Release Date(s)1986 (January 30, 2018)
Studio(s)Virgin Films/Vestron Pictures/Lionsgate (Vestron Video Collector’s Series)
- Film/Program Grade: B
- Video Grade: A-
- Audio Grade: A-
- Extras Grade: B+
Several films have tackled the events that took place during the summer of 1816 in which Lord Byron, Percy Bysshe Shelley, Claire Clairmont, John William Polidori, and Mary Shelley spent three days indoors during a bout of poor weather reading ghost stories to each other, eventually leading to the creation of Mary Shelley’s novel “Frankenstein; or, The Modern Prometheus”. But through the filter of screenwriter Stephen Volk and auteur director Ken Russell, the story becomes a sensory overload in Gothic. Gabriel Byrne, Julian Sands, Natasha Richardson, Myriam Cyr, and Timothy Spall star as the free-wheeling, free-loving quintet who “invent” a dark being through a séance, confronting them with unknown horrors while delving into their deepest, darkest fears.
I realize that Ken Russell’s output is a bit of an acquired taste, at least to some degree... or maybe a whole lot of degrees. At the very least, his films are challenging. Narratively, they don’t always make sense, but as a visceral experience, they excel. Gothic is no exception. I can honestly admit that I hadn’t seen the film until now, but I remember the VHS box cover fondly from my regular visits to the video store when I was a kid. I don’t know what my childish mind would have made of something like Gothic, but today’s me finds it to be an aggressive and memorable film, going specifically for visual and aural intensity rather than straight narrative. Shot beautifully with often over the top performances, it’s a film begging for appreciation from modern film fans who are open-minded enough to absorb it.
Vestron Video premieres Gothic on Blu-ray as a part of their Collector’s Series line. As per usual, their transfer is quite beautiful. It’s a tad on the soft side, but appears crisp and natural with mostly even grain levels (only occasionally variable). High amounts of fine detail are on display with deep blacks and a lush color palette with natural skin tones. It’s also a bright and stable presentation, with merely the opening titles harboring a slight bit of jitter. Mild speckling is also leftover, but otherwise, it’s free of debris. The audio is presented on an English 2.0 DTS-HD track with optional subtitles in English SDH and Spanish. A sometimes aggressive soundtrack, taking full use of its stereo environment, there’s excellent fidelity to be had with clean and clear dialogue and potent sound effects and score. Thunderous effects pop up frequently while panning is minimal, but present nonetheless. Thomas Dolby’s eccentric synth score has plenty of room to breathe and fills the presentation out effectively.
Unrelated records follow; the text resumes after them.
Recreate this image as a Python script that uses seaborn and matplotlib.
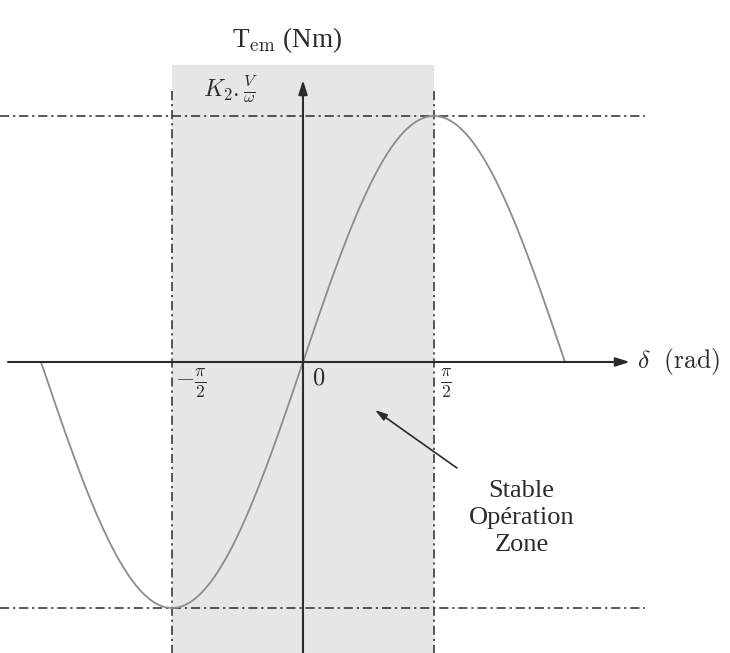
import numpy as np
import pandas as pd
import matplotlib
matplotlib.use("Agg")
import matplotlib.pyplot as plt
import seaborn as sns

# Load angle (rad) and electromagnetic torque normalised to K2.V/omega
delta_limits = [-np.pi, np.pi]
peak_torque = 1.0
stable_zone = [-np.pi / 2, np.pi / 2]
tick_positions = [-np.pi / 2, 0.0, np.pi / 2]
tick_labels = [r"$-\frac{\pi}{2}$", r"$0$", r"$\frac{\pi}{2}$"]

delta = np.linspace(delta_limits[0], delta_limits[1], 400)
torque = peak_torque * np.sin(delta)
df = pd.DataFrame({"delta": delta, "torque": torque})

sns.set_theme(style="white")
plt.rcParams["mathtext.fontset"] = "cm"
plt.rcParams["font.family"] = ["Liberation Serif", "DejaVu Serif"]

fig = plt.figure(figsize=(7.3, 6.53), dpi=100)
ax = fig.add_axes([0, 0, 1, 1])
ax.set_xlim(-3.633, 5.12)
ax.set_ylim(-1.183, 1.4715)
ax.axis("off")

ink = "#2b2b2b"

# stable operating zone
ax.fill_between(stable_zone, -1.25, 1.207, color="#e6e6e8", lw=0, zorder=0)

# torque curve
sns.lineplot(data=df, x="delta", y="torque", ax=ax, color="#8c8c8c",
             lw=1.3, zorder=3, legend=False)

# peak torque levels and zone boundaries
dash = (0, (6, 2.5, 1.5, 2.5))
for level in (peak_torque, -peak_torque):
    ax.plot([-3.633, 4.10], [level, level], color=ink, lw=1.1,
            linestyle=dash, zorder=2)
for xb in stable_zone:
    ax.plot([xb, xb], [-1.25, 1.106], color=ink, lw=1.1,
            linestyle=dash, zorder=2)

# coordinate axes with arrows
arrow = dict(arrowstyle="-|>,head_length=0.7,head_width=0.22", color=ink,
             lw=1.5, shrinkA=0, shrinkB=0)
ax.annotate("", xy=(3.92, 0), xytext=(-3.537, 0), arrowprops=arrow, zorder=4)
ax.annotate("", xy=(0, 1.146), xytext=(0, -1.25), arrowprops=arrow, zorder=4)

# axis titles
ax.text(-0.19, 1.31, r"T$_{\mathrm{em}}$ (Nm)", fontsize=19.5, color=ink,
        ha="center", va="center")
ax.text(4.0, 0.0, r"$\delta\ \ (\mathrm{rad})$", fontsize=18.5, color=ink,
        ha="left", va="center")
ax.text(-1.20, 1.11, r"$K_2.\frac{V}{\omega}$", fontsize=17, color=ink,
        ha="left", va="center")

# tick labels
offsets = [(-1.53, -0.02, 18), (0.11, -0.025, 17.5), (1.64, -0.02, 18)]
for (x, y, fs), lab in zip(offsets, tick_labels):
    ax.text(x, y, lab, fontsize=fs, color=ink, ha="left", va="top")

# annotation of the stable zone
ax.annotate("", xy=(0.863, -0.195), xytext=(1.846, -0.431),
            arrowprops=dict(arrowstyle="-|>,head_length=0.6,head_width=0.18",
                            color=ink, lw=1.2, shrinkA=0, shrinkB=0))
ax.text(2.62, -0.478, "Stable\nOpération\nZone", fontsize=19, color=ink,
        ha="center", va="top", linespacing=1.32)

fig.savefig("out.png", dpi=100)
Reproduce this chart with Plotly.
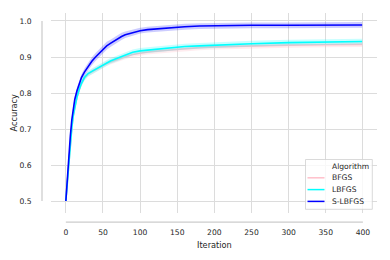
import plotly.graph_objects as go

# ---- data ----
iterations = [0, 2, 4, 6, 8, 10, 12, 15, 18, 21, 25, 30, 35, 40, 45, 50, 55, 60, 65, 70,
              75, 80, 90, 100, 110, 120, 140, 160, 180, 200, 250, 300, 350, 399]

bfgs = [0.500, 0.553, 0.611, 0.661, 0.703, 0.736, 0.762, 0.788, 0.809, 0.826, 0.842,
        0.853, 0.859, 0.865, 0.871, 0.877, 0.882, 0.886, 0.890, 0.894, 0.898, 0.901,
        0.907, 0.911, 0.914, 0.916, 0.920, 0.923, 0.926, 0.928, 0.931, 0.933, 0.934, 0.935]
lbfgs = [0.500, 0.552, 0.610, 0.660, 0.703, 0.737, 0.763, 0.789, 0.810, 0.827, 0.843,
         0.854, 0.860, 0.866, 0.873, 0.879, 0.884, 0.889, 0.893, 0.897, 0.901, 0.905,
         0.913, 0.917, 0.919, 0.922, 0.926, 0.929, 0.931, 0.933, 0.937, 0.940, 0.942, 0.943]
slbfgs = [0.500, 0.565, 0.630, 0.680, 0.725, 0.757, 0.782, 0.806, 0.826, 0.843, 0.858,
          0.874, 0.888, 0.900, 0.911, 0.922, 0.931, 0.938, 0.945, 0.951, 0.957, 0.962,
          0.968, 0.973, 0.976, 0.978, 0.982, 0.984, 0.986, 0.987, 0.988, 0.988, 0.989, 0.989]

bfgs_ci = [0.002, 0.006, 0.007, 0.007, 0.007, 0.007, 0.007, 0.007, 0.007, 0.007, 0.007,
           0.007, 0.007, 0.007, 0.007, 0.007, 0.007, 0.007, 0.007, 0.007, 0.007, 0.007,
           0.007, 0.007, 0.007, 0.007, 0.007, 0.007, 0.007, 0.007, 0.007, 0.007, 0.007, 0.007]
lbfgs_ci = [0.002, 0.007, 0.008, 0.008, 0.008, 0.008, 0.008, 0.008, 0.008, 0.008, 0.008,
            0.008, 0.008, 0.008, 0.008, 0.008, 0.008, 0.008, 0.008, 0.008, 0.008, 0.008,
            0.008, 0.008, 0.008, 0.008, 0.008, 0.008, 0.008, 0.008, 0.008, 0.008, 0.008, 0.008]
slbfgs_ci = [0.002, 0.008, 0.009, 0.009, 0.009, 0.009, 0.009, 0.009, 0.009, 0.009, 0.010,
             0.010, 0.011, 0.011, 0.011, 0.011, 0.011, 0.010, 0.010, 0.010, 0.010, 0.009,
             0.009, 0.008, 0.008, 0.008, 0.008, 0.008, 0.008, 0.008, 0.008, 0.008, 0.008, 0.008]

series_names = ["BFGS", "LBFGS", "S-LBFGS"]
series_values = [bfgs, lbfgs, slbfgs]
series_ci = [bfgs_ci, lbfgs_ci, slbfgs_ci]
series_colors = ["#ffc0cb", "#00ffff", "#0000ff"]
series_fills = ["rgba(255,192,203,0.3)", "rgba(0,255,255,0.22)", "rgba(0,0,255,0.2)"]
legend_title = "Algorithm"

x_ticks = [0, 50, 100, 150, 200, 250, 300, 350, 400]
y_ticks = [0.5, 0.6, 0.7, 0.8, 0.9, 1.0]

# ---- layout geometry (page pixels; the page body has an 8px margin) ----
OFF = 8
W, H = 390, 260
L, R, T, B = 51, 13, 13, 47
PW, PH = W - L - R, H - T - B


def px_x(p):
    return (p - L) / PW


def px_y(p):
    return (H - B - p) / PH


FONT = "DejaVu Sans"
TXT = "#262626"
GRID = "#dcdcdc"

fig = go.Figure()
for name, vals, ci, col, fc in zip(series_names, series_values, series_ci, series_colors, series_fills):
    upper = [v + c for v, c in zip(vals, ci)]
    lower = [v - c for v, c in zip(vals, ci)]
    fig.add_trace(go.Scatter(x=iterations, y=upper, mode="lines", line=dict(width=0, color=col),
                             showlegend=False, hoverinfo="skip"))
    fig.add_trace(go.Scatter(x=iterations, y=lower, mode="lines", line=dict(width=0, color=col),
                             fill="tonexty", fillcolor=fc, showlegend=False, hoverinfo="skip"))
    fig.add_trace(go.Scatter(x=iterations, y=vals, mode="lines", name=name,
                             line=dict(width=1.6, color=col), showlegend=False))

shapes = []
annotations = []
# offset spines
shapes.append(dict(type="line", xref="paper", yref="y", x0=px_x(42), x1=px_x(42), y0=0.5, y1=1.0,
                   line=dict(color="#cccccc", width=1.25)))
shapes.append(dict(type="line", xref="x", yref="paper", x0=0, x1=400, y0=px_y(222), y1=px_y(222),
                   line=dict(color="#cccccc", width=1.25)))

# legend box (manual)
shapes.append(dict(type="rect", xref="paper", yref="paper",
                   x0=px_x(305.5), x1=px_x(372.3), y0=px_y(209.3), y1=px_y(159.5),
                   line=dict(color="#d0d0d0", width=0.8), fillcolor="rgba(255,255,255,0.8)"))
rows_y = [166.0, 177.8, 189.6, 201.4]
labels = [legend_title] + series_names
for i, lab in enumerate(labels):
    yy = px_y(rows_y[i])
    if i > 0:
        shapes.append(dict(type="line", xref="paper", yref="paper", x0=px_x(307.5), x1=px_x(324.5),
                           y0=yy, y1=yy, line=dict(color=series_colors[i - 1], width=1.5)))
    annotations.append(dict(xref="paper", yref="paper", x=px_x(330.0), y=yy, text=lab,
                            showarrow=False, xanchor="left", yanchor="middle",
                            font=dict(family=FONT, size=7.6, color=TXT)))

# axis titles
annotations.append(dict(xref="x", yref="paper", x=200, y=px_y(245), text="Iteration", showarrow=False,
                        xanchor="center", yanchor="middle", font=dict(family=FONT, size=8.2, color=TXT)))
annotations.append(dict(xref="paper", yref="paper", x=px_x(13.5), y=0.5, text="Accuracy", showarrow=False,
                        textangle=-90, xanchor="center", yanchor="middle",
                        font=dict(family=FONT, size=8.2, color=TXT)))

fig.update_layout(
    width=W - OFF, height=H - OFF,
    margin=dict(l=L - OFF, r=R, t=T - OFF, b=B, pad=0),
    paper_bgcolor="white", plot_bgcolor="white",
    showlegend=False,
    shapes=shapes, annotations=annotations,
    font=dict(family=FONT, size=7.6, color=TXT),
    xaxis=dict(range=[-20, 419], tickvals=x_ticks, ticktext=[str(v) for v in x_ticks],
               showgrid=True, gridcolor=GRID, gridwidth=1, zeroline=False, showline=False,
               ticks="outside", ticklen=12, tickcolor="rgba(0,0,0,0)",
               tickfont=dict(family=FONT, size=7.6, color=TXT)),
    yaxis=dict(range=[0.4667, 1.0222], tickvals=y_ticks, ticktext=[f"{v:.1f}" for v in y_ticks],
               showgrid=True, gridcolor=GRID, gridwidth=1, zeroline=False, showline=False,
               ticks="outside", ticklen=17, tickcolor="rgba(0,0,0,0)",
               tickfont=dict(family=FONT, size=7.6, color=TXT)),
)

fig.write_html("out.html")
This release also comes armed with Red Shirt Pictures’ usual battery of top of the line extras. They include an audio commentary with Ken Russell’s wife Lisi Russell and film historian Matthew Melia, which is very entertaining and informative, giving us a glimpse into how the film was made; isolated score selections and an audio interview with composer Thomas Dolby, moderated by Michael Felsher, providing us with plenty of background on the “She Blinded Me with Science” singer/songwriter, as well as his work in the industry and on the film itself; The Soul of Shelley, an interview with actor Julian Sands, of which he goes into a good amount of detail about his admiration for Russell and his willingness to have done whatever was asked of him; Fear Itself, an interview with screenwriter Stephen Volk, which covers his experiences as a first-time screenplay author; One Rainy Night, an interview with director of photography Mike Southon, which offers insight into how the film was shot, including a fun story about a scene involving a parrot and how many takes it took to actually finish it; the original theatrical trailer in HD (from what looks to be a low grade 16mm source); an animated still gallery; and a single TV spot.
Vestron Video continues its line of great releases with Gothic, a stimulating film to say the least. I wouldn’t go so far as to label it top tier Ken Russell, but I certainly find myself thinking about it more later on than I normally would some of his other productions. So there’s something about it that works well for me, and I’m certain I’m not the only one. This is an excellent Blu-ray release and is well-worth your time if you’re a fan in any capacity.